All terms used in the claims are intended to be given their broadest reasonable constructions and their ordinary meanings as understood by those knowledgeable in the technologies described herein unless an explicit indication to the contrary is made herein. In particular, use of the singular articles such as “a,” “the,” “said,” etc. should be read to recite one or more of the indicated elements unless a claim recites an explicit limitation to the contrary.
The abstract of the disclosure is provided to allow the reader to quickly ascertain the nature of the technical disclosure. It is submitted with the understanding that it will not be used to interpret or limit the scope or meaning of the claims. In addition, in the foregoing Detailed Description, it can be seen that various features are grouped together in various embodiments for the purpose of streamlining the disclosure.

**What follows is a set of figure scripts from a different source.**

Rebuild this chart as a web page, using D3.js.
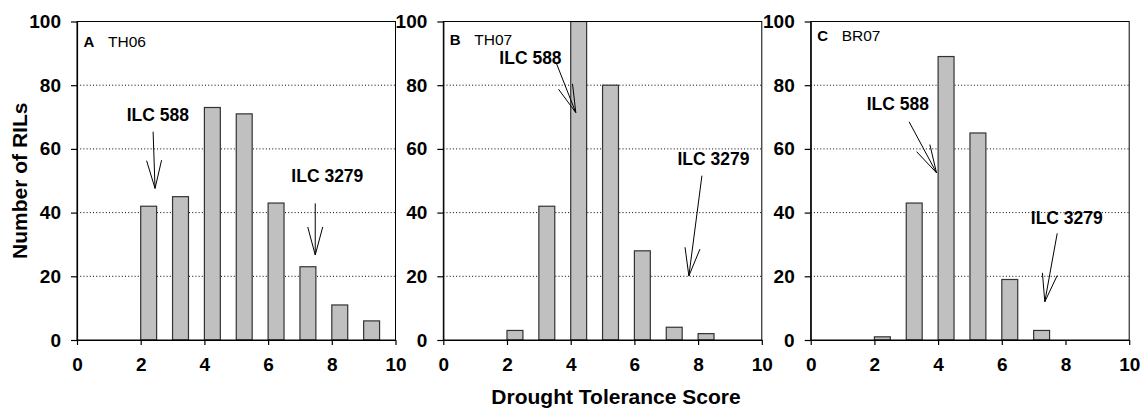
<!DOCTYPE html>
<html>
<head>
<meta charset="utf-8">
<script src="https://cdn.jsdelivr.net/npm/d3@7"></script>
<style>
  html, body { margin: 0; padding: 0; background: #fff; }
  svg { display: block; }
  text { font-family: "Liberation Sans", Arial, sans-serif; }
  .tick text { font-size: 19px; font-weight: bold; fill: #000; }
</style>
</head>
<body>
<svg id="chart" width="1144" height="408"></svg>
<script>
// Frequency distributions of drought tolerance scores in three environments
const scores = [0, 1, 2, 3, 4, 5, 6, 7, 8, 9];
const countsTH06 = [0, 0, 42, 45, 73, 71, 43, 23, 11, 6];
const countsTH07 = [0, 0, 3, 42, 100, 80, 28, 4, 2, 0];
const countsBR07 = [0, 0, 1, 43, 89, 65, 19, 3, 0, 0];

const panelLetters = ["A", "B", "C"];
const panelNames = ["TH06", "TH07", "BR07"];
const xTicks = [0, 2, 4, 6, 8, 10];
const yTicks = [0, 20, 40, 60, 80, 100];
const gridValues = [20, 40, 60, 80];
const parentLabels = ["ILC 588", "ILC 3279"];

// Parent-line callouts per panel, in data units: label anchor, arrow tail, arrow tip
const callouts = [
  [
    { label: 0, tx: 1.56, ty: 68.8, x1: 2.39, y1: 65.4, x2: 2.45, y2: 47.6 },
    { label: 1, tx: 6.73, ty: 49.5, x1: 7.48, y1: 42.9, x2: 7.48, y2: 26.7 }
  ],
  [
    { label: 0, tx: 1.76, ty: 86.7, x1: 3.55, y1: 86.9, x2: 4.16, y2: 71.4 },
    { label: 1, tx: 7.35, ty: 54.9, x1: 8.12, y1: 51.6, x2: 7.71, y2: 20.1 }
  ],
  [
    { label: 0, tx: 1.76, ty: 72.2, x1: 3.09, y1: 68.5, x2: 3.95, y2: 52.5 },
    { label: 1, tx: 6.91, ty: 36.4, x1: 7.74, y1: 33.5, x2: 7.35, y2: 12.0 }
  ]
];

const series = [countsTH06, countsTH07, countsBR07];
const panelLeft = [77, 443.3, 810.7];
const panelWidth = 318.5;
const plotTop = 21.5, plotBottom = 340;
const barWidth = 0.5;
const labelLift = [0, 2.5, 6.5];

const svg = d3.select("#chart");

series.forEach((counts, i) => {
  const x = d3.scaleLinear().domain([0, 10]).range([panelLeft[i], panelLeft[i] + panelWidth]);
  const y = d3.scaleLinear().domain([0, 100]).range([plotBottom, plotTop]);
  const g = svg.append("g");

  const clipId = "clip" + i;
  svg.append("clipPath").attr("id", clipId)
    .append("rect")
    .attr("x", x(0)).attr("y", y(100))
    .attr("width", x(10) - x(0)).attr("height", y(0) - y(100));

  // dotted gridlines
  g.selectAll("line.grid").data(gridValues).join("line")
    .attr("class", "grid")
    .attr("x1", x(0)).attr("x2", x(10))
    .attr("y1", d => y(d)).attr("y2", d => y(d))
    .attr("stroke", "#000").attr("stroke-width", 1)
    .attr("stroke-dasharray", "1,2.2");

  // bars
  g.append("g").attr("clip-path", `url(#${clipId})`)
    .selectAll("rect").data(scores.map((s, k) => ({ s, c: counts[k] })).filter(d => d.c > 0))
    .join("rect")
    .attr("x", d => x(d.s))
    .attr("width", d => x(d.s + barWidth) - x(d.s))
    .attr("y", d => y(d.c))
    .attr("height", d => y(0) - y(d.c))
    .attr("fill", "#c0c0c0")
    .attr("stroke", "#333")
    .attr("stroke-width", 1.2);

  // plot frame
  g.append("rect")
    .attr("x", x(0)).attr("y", y(100))
    .attr("width", x(10) - x(0)).attr("height", y(0) - y(100))
    .attr("fill", "none").attr("stroke", "#000").attr("stroke-width", 1);

  // axes
  const yAxis = g.append("g")
    .attr("transform", `translate(${x(0)},0)`)
    .call(d3.axisLeft(y).tickValues(yTicks).tickSize(6).tickSizeOuter(0).tickPadding(10));
  const xAxis = g.append("g")
    .attr("transform", `translate(0,${y(0)})`)
    .call(d3.axisBottom(x).tickValues(xTicks).tickSize(5).tickSizeOuter(0).tickPadding(13));
  [yAxis, xAxis].forEach(a => {
    a.attr("font-family", null).attr("font-size", null);
    a.selectAll("path, line").attr("stroke", "#000").attr("stroke-width", 1.2);
  });

  // panel letter and environment name
  g.append("text")
    .attr("x", x(0) + 6.5).attr("y", plotTop + 25.5 - labelLift[i])
    .style("font-size", "15px").style("font-weight", "bold")
    .text(panelLetters[i]);
  g.append("text")
    .attr("x", x(0) + 31).attr("y", plotTop + 25.5 - labelLift[i])
    .style("font-size", "15.5px")
    .text(panelNames[i]);

  // callouts with open arrowheads
  callouts[i].forEach(c => {
    g.append("text")
      .attr("x", x(c.tx)).attr("y", y(c.ty))
      .style("font-size", "17.5px").style("font-weight", "bold")
      .text(parentLabels[c.label]);
    const px1 = x(c.x1), py1 = y(c.y1), px2 = x(c.x2), py2 = y(c.y2);
    g.append("line")
      .attr("x1", px1).attr("y1", py1).attr("x2", px2).attr("y2", py2)
      .attr("stroke", "#000").attr("stroke-width", 1);
    const ang = Math.atan2(py1 - py2, px1 - px2);
    const len = 29, spread = 15 * Math.PI / 180;
    [-spread, spread].forEach(s => {
      g.append("line")
        .attr("x1", px2).attr("y1", py2)
        .attr("x2", px2 + len * Math.cos(ang + s))
        .attr("y2", py2 + len * Math.sin(ang + s))
        .attr("stroke", "#000").attr("stroke-width", 1);
    });
  });
});

// shared axis titles
svg.append("text")
  .attr("transform", `translate(26.5,${(plotTop + plotBottom) / 2}) rotate(-90)`)
  .attr("text-anchor", "middle")
  .style("font-size", "21px").style("font-weight", "bold")
  .text("Number of RILs");

svg.append("text")
  .attr("x", 616).attr("y", 403.5)
  .attr("text-anchor", "middle")
  .style("font-size", "21px").style("font-weight", "bold")
  .text("Drought Tolerance Score");
</script>
</body>
</html>
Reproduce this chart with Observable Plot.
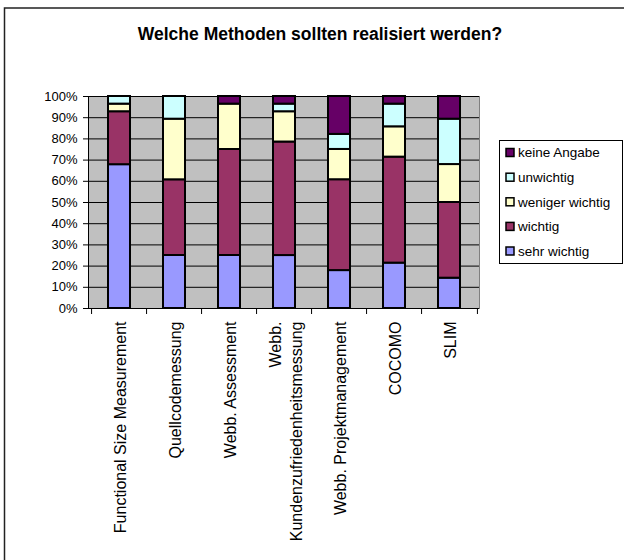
<!DOCTYPE html>
<html><head><meta charset="utf-8">
<script src="https://cdn.jsdelivr.net/npm/d3@7"></script>
<script src="https://cdn.jsdelivr.net/npm/@observablehq/plot@0.6"></script>
<style>html,body{margin:0;padding:0;background:#fff;overflow:hidden} #chart{width:624px;height:560px;overflow:hidden} #chart svg{display:block;overflow:hidden}</style>
</head><body><div id="chart"></div>
<script>
const title = "Welche Methoden sollten realisiert werden?";
const categories = ["Functional Size Measurement", "Quellcodemessung", "Webb. Assessment", "Webb.\nKundenzufriedenheitsmessung", "Webb. Projektmanagement", "COCOMO", "SLIM"];
const levels = ["sehr wichtig", "wichtig", "weniger wichtig", "unwichtig", "keine Angabe"];
const colors = ["#9999FF", "#993366", "#FFFFCC", "#CCFFFF", "#660066"];
const sehrWichtig    = [67.9, 25.0, 25.0, 25.0, 17.9, 21.4, 14.3];
const wichtig        = [25.0, 35.7, 50.0, 53.6, 42.9, 50.0, 35.7];
const wenigerWichtig = [3.6, 28.6, 21.4, 14.3, 14.3, 14.3, 17.9];
const unwichtig      = [3.6, 10.7, 0, 3.6, 7.1, 10.7, 21.4];
const keineAngabe    = [0, 0, 3.6, 3.6, 17.9, 3.6, 10.7];
const yTicks = [0, 0.1, 0.2, 0.3, 0.4, 0.5, 0.6, 0.7, 0.8, 0.9, 1];

const series = [sehrWichtig, wichtig, wenigerWichtig, unwichtig, keineAngabe];
const rows = levels.flatMap((lvl, j) => categories.map((c, i) => ({category: c, level: lvl, value: series[j][i]})))
  .filter(d => d.value > 0);

const W = 624, H = 560, mL = 88, mR = 145, mT = 96, mB = 252;
const n = categories.length;
const step = (W - mL - mR) / n;

const plot = Plot.plot({
  width: W, height: H,
  marginLeft: mL, marginRight: mR, marginTop: mT, marginBottom: mB,
  style: {fontFamily: "'Liberation Sans', Arial, sans-serif", fontSize: "13px", color: "black", background: "white"},
  x: {domain: categories, paddingInner: 0.6, paddingOuter: 0.3, axis: null},
  y: {domain: [0, 1], axis: null},
  color: {domain: levels, range: colors},
  marks: [
    Plot.frame({fill: "#C0C0C0", stroke: "#808080"}),
    Plot.gridY(yTicks, {stroke: "black", strokeOpacity: 1}),
    Plot.barY(rows, Plot.stackY({x: "category", y: "value", fill: "level", stroke: "black", strokeWidth: 2, offset: "normalize"})),
    Plot.axisY(yTicks, {tickFormat: d => Math.round(d * 100) + "%", tickSize: 5, tickPadding: 6, fontSize: 13, label: null, stroke: "black"}),
    Plot.frame({anchor: "left", stroke: "black"}),
    Plot.ruleY([0], {stroke: "black"}),
    Plot.ruleX(categories, {x: d => d, dx: -step / 2, y1: 0, y2: 0, insetBottom: -6, stroke: "black"}),
    Plot.ruleX([categories[n - 1]], {x: d => d, dx: step / 2, y1: 0, y2: 0, insetBottom: -6, stroke: "black"}),
    Plot.text(categories, {x: d => d, text: d => d, frameAnchor: "bottom", dy: 13, rotate: -90, textAnchor: "end", lineAnchor: "middle", lineHeight: 1.3, fontSize: 16, fill: "black"})
  ]
});

const svg = d3.select(plot);
// outer chart border (left and top edges only)
svg.append("path").attr("d", `M4.5,${H + 5} V8 H${W + 5}`).attr("fill", "none").attr("stroke", "#222").attr("stroke-width", 1.5);
// title
svg.append("text").attr("x", 320).attr("y", 40).attr("text-anchor", "middle")
  .attr("font-size", 17.5).attr("font-weight", "bold").attr("fill", "black").text(title);
// legend
const lg = svg.append("g").attr("text-anchor", "start");
lg.append("rect").attr("x", 499.5).attr("y", 140.5).attr("width", 123).attr("height", 123)
  .attr("fill", "white").attr("stroke", "black");
const legendOrder = levels.slice().reverse();
const legendColors = colors.slice().reverse();
const ys = [152.5, 177.2, 201.8, 226.4, 251];
legendOrder.forEach((lvl, k) => {
  lg.append("rect").attr("x", 506).attr("y", ys[k] - 4).attr("width", 8).attr("height", 8)
    .attr("fill", legendColors[k]).attr("stroke", "black").attr("stroke-width", 1.5);
  lg.append("text").attr("x", 518).attr("y", ys[k]).attr("dy", "0.35em").attr("font-size", 13.5)
    .attr("text-anchor", "start").attr("fill", "black").text(lvl);
});
document.getElementById("chart").appendChild(plot);
</script>
</body></html>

This method of disclosure is not to be interpreted as reflecting an intention that the claimed embodiments require more features than are expressly recited in each claim. Rather, as the following claims reflect, inventive subject matter lies in less than all features of a single disclosed embodiment. Thus, the following claims are hereby incorporated into the Detailed Description, with each claim standing on its own as a separately claimed subject matter.
While exemplary embodiments are described above, it is not intended that these embodiments describe all possible forms of the invention. Rather, the words used in the specification are words of description rather than limitation, and it is understood that various changes may be made without departing from the spirit and scope of the invention. Additionally, the features of various implementing embodiments may be combined to form further embodiments of the invention.